2013-07-04 Thread Ian Kelly
On Wed, Jul 3, 2013 at 11:32 PM, Steven D'Aprano
 wrote:
>> Python lets you do that across but not within functions.
>>
>> But Javascript/ECMAScript/whatever doesn't give you that. A var
>> declaration makes it function-local, no matter where the declaration is.
>> That's pointless. C++, on the other hand, lets you do this:
>>
>> void somefunc() {
>> for (int i=0;i<10;++i) {
>> // do something with outer i
>> for (int i=0;i<4;++i) {
>> // do something with inner i
>> }
>> // outer i is visible again
>> }
>> // neither i is visible
>> }
>
> That's truly horrible. If the cost of this "flexibility" is that I'll
> have to read, and debug, other people's code with this sort of thing, I'm
> happy to be less flexible.
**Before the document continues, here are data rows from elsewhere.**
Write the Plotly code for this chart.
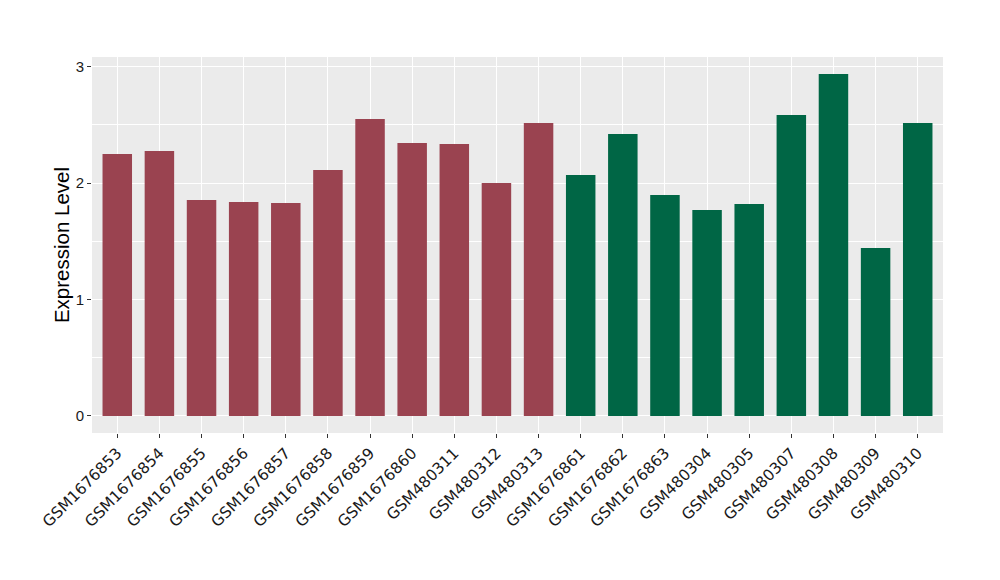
import plotly.graph_objects as go

samples = ["GSM1676853", "GSM1676854", "GSM1676855", "GSM1676856", "GSM1676857",
           "GSM1676858", "GSM1676859", "GSM1676860", "GSM480311", "GSM480312",
           "GSM480313", "GSM1676861", "GSM1676862", "GSM1676863", "GSM480304",
           "GSM480305", "GSM480307", "GSM480308", "GSM480309", "GSM480310"]
values = [2.251, 2.277, 1.856, 1.838, 1.830, 2.113, 2.552, 2.345, 2.336, 2.001,
          2.517, 2.070, 2.422, 1.898, 1.769, 1.821, 2.585, 2.937, 1.443, 2.516]
groups = ["A"] * 11 + ["B"] * 9
group_colors = {"A": "#9A4350", "B": "#006645"}
y_ticks = [0, 1, 2, 3]

colors = [group_colors[g] for g in groups]

fig = go.Figure(go.Bar(x=samples, y=values, marker=dict(color=colors, line=dict(width=0)),
                       width=0.7, showlegend=False))

fig.update_layout(
    width=1000, height=580,
    margin=dict(l=84, r=65, t=49, b=155),
    paper_bgcolor="white",
    plot_bgcolor="#EBEBEB",
    font=dict(family="DejaVu Sans", color="#222222"),
)
fig.update_xaxes(
    type="category",
    range=[-0.6, 19.6],
    tickangle=-45,
    tickfont=dict(family="DejaVu Sans", size=15.5, color="#1a1a1a"),
    showgrid=True, gridcolor="white", gridwidth=1.1,
    ticks="outside", ticklen=4, tickcolor="#333333", tickwidth=1,
    showline=False, zeroline=False,
)
fig.update_yaxes(
    range=[-0.147, 3.084],
    tickvals=y_ticks,
    ticktext=[str(t) for t in y_ticks],
    tickfont=dict(family="Liberation Sans", size=15, color="#1a1a1a"),
    showgrid=True, gridcolor="white", gridwidth=1.1,
    minor=dict(dtick=0.5, tick0=0, showgrid=True, gridcolor="white", gridwidth=0.5, ticks=""),
    ticks="outside", ticklen=4, tickcolor="#333333", tickwidth=1,
    zeroline=False, showline=False,
    title=dict(text="Expression Level", font=dict(family="Liberation Sans", size=20.5, color="black"), standoff=0),
)

fig.write_html("out.html")
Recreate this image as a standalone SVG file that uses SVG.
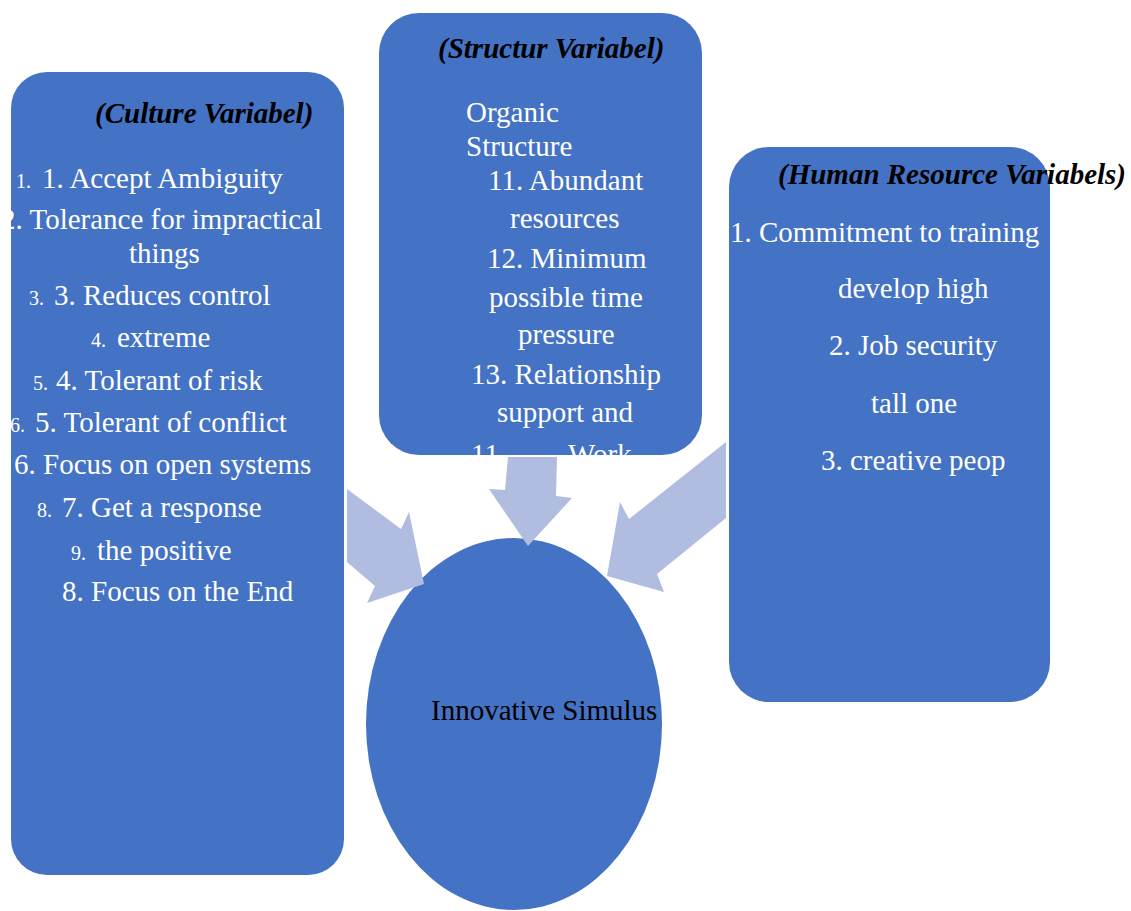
<svg xmlns="http://www.w3.org/2000/svg" width="1131" height="911" viewBox="0 0 1131 911">
<style>
.box{fill:#4472C4}
.arr{fill:#B0BDE0}
.t{font-family:"Liberation Serif","Times New Roman",serif;font-size:29px;fill:#FFFFFF}
.s{font-family:"Liberation Serif","Times New Roman",serif;font-size:20px;fill:#FFFFFF}
.h{font-family:"Liberation Serif","Times New Roman",serif;font-size:29px;font-weight:bold;font-style:italic;fill:#000000}
.c{font-family:"Liberation Serif","Times New Roman",serif;font-size:29px;fill:#000000}
</style>
<defs>
<clipPath id="clipL"><rect x="11" y="72" width="333" height="803" rx="36"/></clipPath>
<clipPath id="clipS"><rect x="379" y="13" width="323" height="442" rx="40"/></clipPath>
<clipPath id="clipH"><rect x="729" y="147" width="321" height="555" rx="40"/></clipPath>
</defs>
<rect width="1131" height="911" fill="#FFFFFF"/>

<g id="culture">
<rect class="box" x="11" y="72" width="333" height="803" rx="36"/>
<g clip-path="url(#clipL)">
<text class="s" x="16" y="188">1.</text><text class="t" x="42" y="188">1. Accept Ambiguity</text>
<text class="t" x="1" y="229">2. Tolerance for impractical</text>
<text class="t" x="129" y="263">things</text>
<text class="s" x="29" y="305">3.</text><text class="t" x="54" y="305">3. Reduces control</text>
<text class="s" x="91" y="347">4.</text><text class="t" x="117" y="347">extreme</text>
<text class="s" x="33" y="390">5.</text><text class="t" x="56" y="390">4. Tolerant of risk</text>
<text class="s" x="10" y="432">6.</text><text class="t" x="35" y="432">5. Tolerant of conflict</text>
<text class="t" x="14" y="474">6. Focus on open systems</text>
<text class="s" x="37" y="517">8.</text><text class="t" x="62" y="517">7. Get a response</text>
<text class="s" x="71" y="560">9.</text><text class="t" x="97" y="560">the positive</text>
<text class="t" x="62" y="601">8. Focus on the End</text>
</g>
<text class="h" x="95" y="123">(Culture Variabel)</text>
</g>

<g id="structure">
<rect class="box" x="379" y="13" width="323" height="442" rx="40"/>
<g clip-path="url(#clipS)">
<text class="t" x="466" y="122">Organic</text>
<text class="t" x="466" y="156">Structure</text>
<text class="t" x="488" y="190">11. Abundant</text>
<text class="t" x="510" y="228">resources</text>
<text class="t" x="487" y="268">12. Minimum</text>
<text class="t" x="489" y="307">possible time</text>
<text class="t" x="518" y="344">pressure</text>
<text class="t" x="471" y="384">13. Relationship</text>
<text class="t" x="497" y="422">support and</text>
<text class="t" x="471" y="464">11.</text><text class="t" x="568" y="464">Work</text>
</g>
<text class="h" x="438" y="58">(Structur Variabel)</text>
</g>

<g id="human">
<rect class="box" x="729" y="147" width="321" height="555" rx="40"/>
<g clip-path="url(#clipH)">
<text class="t" x="730" y="242">1. Commitment to training</text>
<text class="t" x="838" y="298">develop high</text>
<text class="t" x="829" y="355">2. Job security</text>
<text class="t" x="871" y="413">tall one</text>
<text class="t" x="821" y="470">3. creative peop</text>
</g>
<text class="h" x="778" y="184">(Human Resource Variabels)</text>
</g>

<g id="innovative">
<ellipse class="box" cx="514" cy="724" rx="148" ry="186"/>
<text class="c" x="431" y="720">Innovative Simulus</text>
</g>

<g id="connectors">
<polygon class="arr" points="347,489 401,529 409,512 424,584 367,603 375,586 347,562"/>
<polygon class="arr" points="508,457 557,457 556,496 572,498 528,546 489,489 505,490"/>
<polygon class="arr" points="726,442 726,518 657,574 664,592 607,576 620,502 629,519"/>
</g>
</svg>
For what possible reason other than "because I
> can" would you want to use the same loop variable name in two nested
> loops?

It's interesting to note that while Java and C# also allow reuse of
local variable names, they do not allow local variables declared in
inner scopes to shadow variables declared in enclosing scopes, as in
the example above.  But the following would be perfectly legal:

void somefunc() {
for (int i = 0; i < a.size; ++i) {
// do something with a[i]
}
for (int i = 0; i < b.size; ++i) {
// do something with b[i]
}
}

And the two i's are treated as completely separate variables here, as
arguably they should be since they're used for two distinct purposes.